Thursday, September 27, 2012
but, as night deepened, it took a new tone
"The wind was wailing at the windows," says Lucy Snowe, the representation of a young woman who is narrating Charlotte Brontë's Vilette, "it had wailed all day; but, as night deepened, it took a new tone -- an accent keen, piercing, almost articulate to the ear; a plaint, piteous and disconsolate to the nerves, trilled in every gust" -- but this is not enough for the author, she is impassioned, this wind should not be ignored, and so she makes a paragraph around it; this wind will not be an absence, this air needs to be noticed: "Three times in the course of my life, events had taught me that these strange accents in the storm -- this restless, hopeless cry -- denote a coming state of the atmosphere unpropitious to life" -- and now if the reader is asking O Ms Brontë, what kind of unpropitiousness do you mean? she tells them, she answers the unasked question, she makes the damage specific and not vague -- she fills a crack with epidemic diseases -- "Epidemic diseases, I believed, were often heralded by a gasping, sobbing, tormented, long-lamenting east wind" -- and if "I believed" seems too solitary, then she will attach this wind to other people's beliefs not only hers, it will be a legend that flies everywhere nebulously and it will have a mythical dimension. "Hence, I inferred, arose the legend of the Banshee."
Then she will enlarge the effect by attaching the wind to concrete things, hard, huge things, deadly fires, massive destruction, identifiable and romantic, scientific horrors, and inescapable global terrors: "I fancied, too, I had noticed -- but was not philosopher enough to know whether there was any connection between the circumstances -- that we often at the same time hear of disturbed volcanic action in distant parts of the world; of rivers suddenly rushing above their banks; and of strange high tides flowing furiously in on low sea-coasts." The character does not usually talk to herself in print but now she does, she breaks briefly into a new style, she is punctuating the end of this idea. ""Our globe," I had said to myself, "seems at such periods torn and disordered; the feeble amongst us wither in her distempered breath, rushing hot from steaming volcanoes.""

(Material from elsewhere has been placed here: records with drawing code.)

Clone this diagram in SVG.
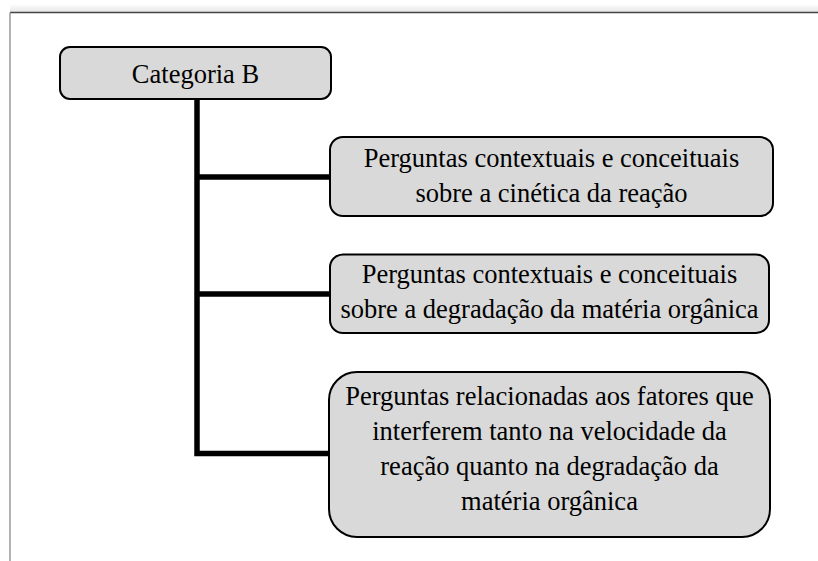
<svg xmlns="http://www.w3.org/2000/svg" width="818" height="561" viewBox="0 0 818 561">
<defs>
<linearGradient id="sh" x1="0" y1="0" x2="0" y2="1">
<stop offset="0" stop-color="#ffffff"/>
<stop offset="1" stop-color="#e6e6e6"/>
</linearGradient>
<style>
.box{fill:#d9d9d9;stroke:#000;stroke-width:2}
.t{font-family:"Liberation Serif","Times New Roman",serif;font-size:26.5px;fill:#000;text-anchor:middle}
.c{stroke:#000;stroke-width:5.5;fill:none}
</style>
</defs>
<rect x="0" y="0" width="818" height="561" fill="#fff"/>
<rect x="10" y="4" width="808" height="8" fill="url(#sh)"/>
<g id="frame">
<line x1="10" y1="12.5" x2="818" y2="12.5" stroke="#444" stroke-width="1.5"/>
<line x1="10" y1="12.5" x2="10" y2="561" stroke="#999" stroke-width="1.5"/>
</g>
<g id="connectors">
<path class="c" d="M197 99 V453.5 H330"/>
<path class="c" d="M197 177 H330"/>
<path class="c" d="M197 294 H330"/>
</g>
<g id="categoria">
<rect class="box" x="60" y="47" width="271" height="52" rx="10"/>
<text class="t" x="195.5" y="83">Categoria B</text>
</g>
<g id="node1">
<rect class="box" x="330" y="137" width="443" height="79" rx="13"/>
<text class="t" x="551.5" y="167">Perguntas contextuais e conceituais</text>
<text class="t" x="551.5" y="202">sobre a cinética da reação</text>
</g>
<g id="node2">
<rect class="box" x="330" y="254.5" width="439" height="78.5" rx="13"/>
<text class="t" x="549.5" y="283">Perguntas contextuais e conceituais</text>
<text class="t" x="549.5" y="318">sobre a degradação da matéria orgânica</text>
</g>
<g id="node3">
<rect class="box" x="329" y="372" width="441" height="165" rx="28"/>
<text class="t" x="549.5" y="405">Perguntas relacionadas aos fatores que</text>
<text class="t" x="549.5" y="440">interferem tanto na velocidade da</text>
<text class="t" x="549.5" y="475">reação quanto na degradação da</text>
<text class="t" x="549.5" y="510">matéria orgânica</text>
</g>
</svg>
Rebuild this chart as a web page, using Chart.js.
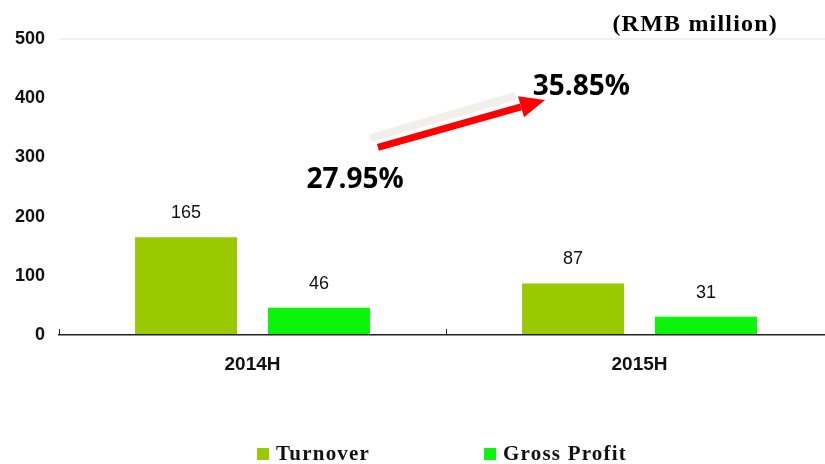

Yet the wind is not necessary: a woman named Miss Marchmont was already frail and sick, and then this wind blows and the next night she finally dies of a stroke that does not seem to have been caused in any medical way by the blowing of any wind anywhere.
We were prepared for that death pages ago but the wind is a moody poison running into the atmosphere and killing her; the reader sees this description of doom and they probably decide, since this woman's death is the most obviously bad thing that is likely to happen -- they believe, "That's it, she's going to die," or at least, "Something terrible is going to happen, she'll probably die although something else might happen too." But the woman's death will probably feature in their reasoning somewhere.
This emphasis on the wind has turned the wind into a clue.
A post at Languagehat quoted this from Herbert Fiegl: "The attempt to know, to grasp an order, to adjust ourselves to the world in which we are embedded, is just as genuine as, indeed, is identical with, the attempt to live. Confronted with a totally different universe, we would nonetheless try again and again to generalize from the known to the unknown. Only if extended and strenuous efforts led invariably to complete failure, would we abandon the hope of finding order. And even that would be an induction." A book is a ghost of that totally different universe; it's not the one where the reader lives, yet the rules of the known universe are the base rules by which the other one is judged: each book is the judgement of a mystery.